Yangzom Brauen, ultima erede di questo viaggio, ripercorre l’epopea della sua famiglia attraverso la vita di due donne: la nonna Mola, monaca e madre dalle mille risorse, che ha conosciuto la morte da bambina, ha scelto la meditazione da ragazza e da allora è diventata la tenace depositaria di un antico buddismo popolare destinato a sparire con la sua generazione; e Sonam Dolma, sua figlia, che giovanissima abbandona la realtà che conosceva per seguire il futuro marito.
Dai loro ricordi Yangzom ha imparato ad amare un Tibet ormai scomparso – quello delle capanne di frasche, degli eremiti, delle lampade a burro, del fumo delle offerte che si innalza verso il cielo dai monasteri in alta quota – ma che si è impresso come una ferita aperta nella memoria di chi l’ha vissuto e nella coscienza di un popolo ancora in lotta per salvarlo.
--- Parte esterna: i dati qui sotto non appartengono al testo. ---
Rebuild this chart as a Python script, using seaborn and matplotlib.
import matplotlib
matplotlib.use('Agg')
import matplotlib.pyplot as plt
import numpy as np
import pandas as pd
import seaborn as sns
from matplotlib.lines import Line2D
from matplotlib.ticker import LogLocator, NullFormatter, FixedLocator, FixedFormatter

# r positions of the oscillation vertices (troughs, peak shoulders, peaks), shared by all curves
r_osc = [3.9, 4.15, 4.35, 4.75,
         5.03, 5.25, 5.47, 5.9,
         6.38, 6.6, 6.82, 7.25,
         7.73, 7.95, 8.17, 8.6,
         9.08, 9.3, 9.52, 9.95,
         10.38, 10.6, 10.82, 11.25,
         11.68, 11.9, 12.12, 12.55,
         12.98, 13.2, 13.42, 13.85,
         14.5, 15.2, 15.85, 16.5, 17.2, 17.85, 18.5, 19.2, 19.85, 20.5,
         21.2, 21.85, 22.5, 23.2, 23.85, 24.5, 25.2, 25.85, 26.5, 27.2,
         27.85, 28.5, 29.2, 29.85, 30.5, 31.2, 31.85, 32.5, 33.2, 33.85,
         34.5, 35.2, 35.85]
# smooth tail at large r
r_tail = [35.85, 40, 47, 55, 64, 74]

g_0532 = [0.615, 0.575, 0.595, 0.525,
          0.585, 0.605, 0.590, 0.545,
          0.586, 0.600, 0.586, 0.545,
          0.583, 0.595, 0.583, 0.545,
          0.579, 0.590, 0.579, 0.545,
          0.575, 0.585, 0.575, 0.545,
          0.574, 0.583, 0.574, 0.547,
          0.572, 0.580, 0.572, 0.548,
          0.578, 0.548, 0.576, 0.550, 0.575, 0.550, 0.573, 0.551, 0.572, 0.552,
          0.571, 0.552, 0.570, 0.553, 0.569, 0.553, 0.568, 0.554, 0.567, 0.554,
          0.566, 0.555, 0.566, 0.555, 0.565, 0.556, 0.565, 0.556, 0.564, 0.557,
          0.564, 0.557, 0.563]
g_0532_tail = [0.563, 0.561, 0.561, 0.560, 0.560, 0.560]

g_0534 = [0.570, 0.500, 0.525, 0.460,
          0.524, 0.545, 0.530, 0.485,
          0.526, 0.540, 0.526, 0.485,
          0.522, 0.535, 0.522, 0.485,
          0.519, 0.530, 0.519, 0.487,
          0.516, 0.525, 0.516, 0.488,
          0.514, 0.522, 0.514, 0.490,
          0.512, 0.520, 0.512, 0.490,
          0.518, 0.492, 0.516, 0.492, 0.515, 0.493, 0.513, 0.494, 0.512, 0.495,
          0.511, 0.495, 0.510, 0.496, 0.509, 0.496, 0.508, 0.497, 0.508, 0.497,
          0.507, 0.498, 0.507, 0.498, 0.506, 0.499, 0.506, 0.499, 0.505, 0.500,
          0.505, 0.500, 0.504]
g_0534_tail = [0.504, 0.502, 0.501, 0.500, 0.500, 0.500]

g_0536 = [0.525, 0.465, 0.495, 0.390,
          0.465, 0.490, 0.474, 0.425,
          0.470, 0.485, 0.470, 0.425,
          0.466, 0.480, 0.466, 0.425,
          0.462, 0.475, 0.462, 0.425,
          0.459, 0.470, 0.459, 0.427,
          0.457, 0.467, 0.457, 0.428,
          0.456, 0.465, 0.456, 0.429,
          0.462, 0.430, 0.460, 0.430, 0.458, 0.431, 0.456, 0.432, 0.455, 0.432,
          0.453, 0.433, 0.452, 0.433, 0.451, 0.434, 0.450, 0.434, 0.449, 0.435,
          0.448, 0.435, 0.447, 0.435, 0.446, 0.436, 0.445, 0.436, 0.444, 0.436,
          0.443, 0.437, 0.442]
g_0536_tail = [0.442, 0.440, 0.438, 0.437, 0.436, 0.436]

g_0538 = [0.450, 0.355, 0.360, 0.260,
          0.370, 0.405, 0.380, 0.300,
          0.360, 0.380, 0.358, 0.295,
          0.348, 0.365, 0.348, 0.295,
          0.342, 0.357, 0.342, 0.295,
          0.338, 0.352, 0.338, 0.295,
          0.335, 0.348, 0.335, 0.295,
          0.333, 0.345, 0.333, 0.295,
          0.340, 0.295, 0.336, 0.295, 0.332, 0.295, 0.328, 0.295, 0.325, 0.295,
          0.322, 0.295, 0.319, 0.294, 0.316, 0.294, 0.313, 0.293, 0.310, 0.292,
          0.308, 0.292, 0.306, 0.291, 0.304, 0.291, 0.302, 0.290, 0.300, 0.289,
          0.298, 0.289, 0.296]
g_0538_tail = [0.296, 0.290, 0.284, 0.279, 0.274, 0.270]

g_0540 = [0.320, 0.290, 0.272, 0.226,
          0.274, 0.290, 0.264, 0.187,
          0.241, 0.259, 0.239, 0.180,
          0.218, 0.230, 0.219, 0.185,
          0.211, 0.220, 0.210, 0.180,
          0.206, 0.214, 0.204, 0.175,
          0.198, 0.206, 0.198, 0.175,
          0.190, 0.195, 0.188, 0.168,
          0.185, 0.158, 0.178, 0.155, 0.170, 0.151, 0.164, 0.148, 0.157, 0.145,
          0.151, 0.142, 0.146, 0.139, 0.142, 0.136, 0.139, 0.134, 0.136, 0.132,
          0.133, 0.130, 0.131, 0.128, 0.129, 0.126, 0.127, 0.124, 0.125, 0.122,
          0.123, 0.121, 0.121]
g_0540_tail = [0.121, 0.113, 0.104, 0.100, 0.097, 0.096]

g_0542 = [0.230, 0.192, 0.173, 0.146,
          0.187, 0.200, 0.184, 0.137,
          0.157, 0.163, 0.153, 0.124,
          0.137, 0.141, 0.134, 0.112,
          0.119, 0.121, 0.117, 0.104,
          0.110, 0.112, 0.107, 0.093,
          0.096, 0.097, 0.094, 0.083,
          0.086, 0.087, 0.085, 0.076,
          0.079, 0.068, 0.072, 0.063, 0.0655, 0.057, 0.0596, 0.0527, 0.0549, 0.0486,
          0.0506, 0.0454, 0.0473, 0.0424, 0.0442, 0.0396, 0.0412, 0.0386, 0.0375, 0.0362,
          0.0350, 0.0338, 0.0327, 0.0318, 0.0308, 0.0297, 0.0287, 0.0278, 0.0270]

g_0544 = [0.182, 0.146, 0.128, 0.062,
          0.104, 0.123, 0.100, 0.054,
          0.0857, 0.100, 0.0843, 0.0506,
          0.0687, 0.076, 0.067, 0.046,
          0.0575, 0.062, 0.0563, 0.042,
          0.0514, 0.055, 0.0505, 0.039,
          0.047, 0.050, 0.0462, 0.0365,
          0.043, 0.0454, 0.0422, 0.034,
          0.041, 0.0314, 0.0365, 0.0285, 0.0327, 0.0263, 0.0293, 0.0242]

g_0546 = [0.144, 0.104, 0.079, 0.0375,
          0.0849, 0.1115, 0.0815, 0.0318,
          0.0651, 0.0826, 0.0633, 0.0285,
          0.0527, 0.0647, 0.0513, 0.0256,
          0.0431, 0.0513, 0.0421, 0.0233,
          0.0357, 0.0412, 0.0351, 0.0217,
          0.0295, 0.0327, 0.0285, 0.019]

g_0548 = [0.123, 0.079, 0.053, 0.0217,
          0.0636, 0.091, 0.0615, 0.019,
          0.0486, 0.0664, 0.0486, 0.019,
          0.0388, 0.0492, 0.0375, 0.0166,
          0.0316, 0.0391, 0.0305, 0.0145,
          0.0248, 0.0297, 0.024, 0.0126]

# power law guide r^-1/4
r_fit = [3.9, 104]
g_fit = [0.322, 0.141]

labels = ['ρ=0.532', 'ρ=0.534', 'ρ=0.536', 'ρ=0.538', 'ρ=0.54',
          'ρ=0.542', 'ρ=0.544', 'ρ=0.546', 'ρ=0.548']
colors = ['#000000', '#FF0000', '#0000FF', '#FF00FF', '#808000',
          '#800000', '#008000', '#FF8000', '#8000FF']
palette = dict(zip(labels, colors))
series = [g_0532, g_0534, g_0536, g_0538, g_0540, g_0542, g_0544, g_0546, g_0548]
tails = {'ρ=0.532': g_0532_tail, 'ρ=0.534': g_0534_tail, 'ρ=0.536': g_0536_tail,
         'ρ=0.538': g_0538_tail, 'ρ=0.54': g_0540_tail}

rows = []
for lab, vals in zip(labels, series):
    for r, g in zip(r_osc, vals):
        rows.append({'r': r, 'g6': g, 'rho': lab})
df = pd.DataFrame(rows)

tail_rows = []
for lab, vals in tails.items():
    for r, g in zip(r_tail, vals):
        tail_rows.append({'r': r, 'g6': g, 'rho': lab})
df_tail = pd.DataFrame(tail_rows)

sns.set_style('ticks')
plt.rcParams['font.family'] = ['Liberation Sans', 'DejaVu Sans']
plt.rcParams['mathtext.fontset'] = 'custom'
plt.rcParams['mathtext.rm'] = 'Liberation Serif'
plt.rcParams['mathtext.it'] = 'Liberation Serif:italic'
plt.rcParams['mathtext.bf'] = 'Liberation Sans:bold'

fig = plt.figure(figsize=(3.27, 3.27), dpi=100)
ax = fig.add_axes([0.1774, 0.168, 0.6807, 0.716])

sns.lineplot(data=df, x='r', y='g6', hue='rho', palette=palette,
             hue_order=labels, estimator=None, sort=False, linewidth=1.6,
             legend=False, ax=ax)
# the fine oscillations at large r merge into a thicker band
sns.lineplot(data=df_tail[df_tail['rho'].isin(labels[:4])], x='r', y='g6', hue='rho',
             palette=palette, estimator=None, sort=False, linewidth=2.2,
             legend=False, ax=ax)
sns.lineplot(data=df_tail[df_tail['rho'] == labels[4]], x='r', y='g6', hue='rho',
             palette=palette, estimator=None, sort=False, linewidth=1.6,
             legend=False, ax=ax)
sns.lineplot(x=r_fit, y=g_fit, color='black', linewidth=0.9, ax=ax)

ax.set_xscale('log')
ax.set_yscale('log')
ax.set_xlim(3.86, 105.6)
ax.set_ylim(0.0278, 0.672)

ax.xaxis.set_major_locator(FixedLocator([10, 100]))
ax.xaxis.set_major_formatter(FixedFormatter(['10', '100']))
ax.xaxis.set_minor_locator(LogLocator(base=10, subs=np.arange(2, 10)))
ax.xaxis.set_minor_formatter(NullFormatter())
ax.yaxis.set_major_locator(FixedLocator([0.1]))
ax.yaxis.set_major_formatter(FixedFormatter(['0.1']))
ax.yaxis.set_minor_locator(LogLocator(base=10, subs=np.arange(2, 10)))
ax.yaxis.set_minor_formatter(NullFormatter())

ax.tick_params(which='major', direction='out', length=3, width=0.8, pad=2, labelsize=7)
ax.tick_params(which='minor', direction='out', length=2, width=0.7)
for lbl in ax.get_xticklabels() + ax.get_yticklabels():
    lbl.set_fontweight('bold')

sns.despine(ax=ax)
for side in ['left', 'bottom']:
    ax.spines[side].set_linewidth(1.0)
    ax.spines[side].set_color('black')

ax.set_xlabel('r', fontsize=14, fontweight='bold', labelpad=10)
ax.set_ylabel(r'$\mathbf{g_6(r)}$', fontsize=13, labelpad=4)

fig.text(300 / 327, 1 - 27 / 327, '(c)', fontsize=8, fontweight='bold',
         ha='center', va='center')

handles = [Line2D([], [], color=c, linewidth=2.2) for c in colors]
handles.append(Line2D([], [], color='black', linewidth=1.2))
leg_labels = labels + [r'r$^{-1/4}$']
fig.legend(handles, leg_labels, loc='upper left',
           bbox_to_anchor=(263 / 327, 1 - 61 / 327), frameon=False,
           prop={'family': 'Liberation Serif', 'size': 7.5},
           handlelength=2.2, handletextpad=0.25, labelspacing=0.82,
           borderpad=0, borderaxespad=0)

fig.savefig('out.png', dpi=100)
Ma vediamo come l’autrice descrive con estrema efficacia la fase più drammatica della repressione cinese, attuata col pretesto della liberazione dalla tirannia teocratica: “I cinesi avevano aggredito e occupato il nostro paese già nel 1950, ma solo diversi anni più tardi gettarono la maschera amichevole indossata all’inizio e presero ad arrestare, torturare e incarcerare sistematicamente i tibetani, soprattutto religiosi buddisti e nobili. I miei nonni erano monaci, quindi correvano un serio pericolo. Il loro monastero fu assalito e depredato dai soldati cinesi, che infuriarono anche nel villaggio sottostante. Presero i nobili e li trascinarono per i capelli nella piazza, li malmenarono, li costrinsero a pulire le latrine, distrussero le loro case, portarono via le loro statue sacre e devastarono i loro campi. Rubarono il bestiame, derisero dei Lama venerandi e calpestarono le consuetudini del villaggio, vecchie di secoli. Era a causa di questi atti di barbarie che mia nonna Kunsang Wangmo e mio nonno Tsering Dhondup avevano deciso di fuggire in India con mia madre Sonam Dolma e la sua sorellina di quattro anni. Volevano attraversare a piedi la catena dell’Himalaya, con pochi soldi in tasca, senza avere idea delle fatiche del tragitto”.
L’essenzialità narrativa e la semplicità formale della scrittura della Brauen rendono questo esordio letterario una lettura appassionante per chiunque, non soltanto dunque per i sostenitori della causa tibetana o per i cultori di antiche tradizioni spirituali.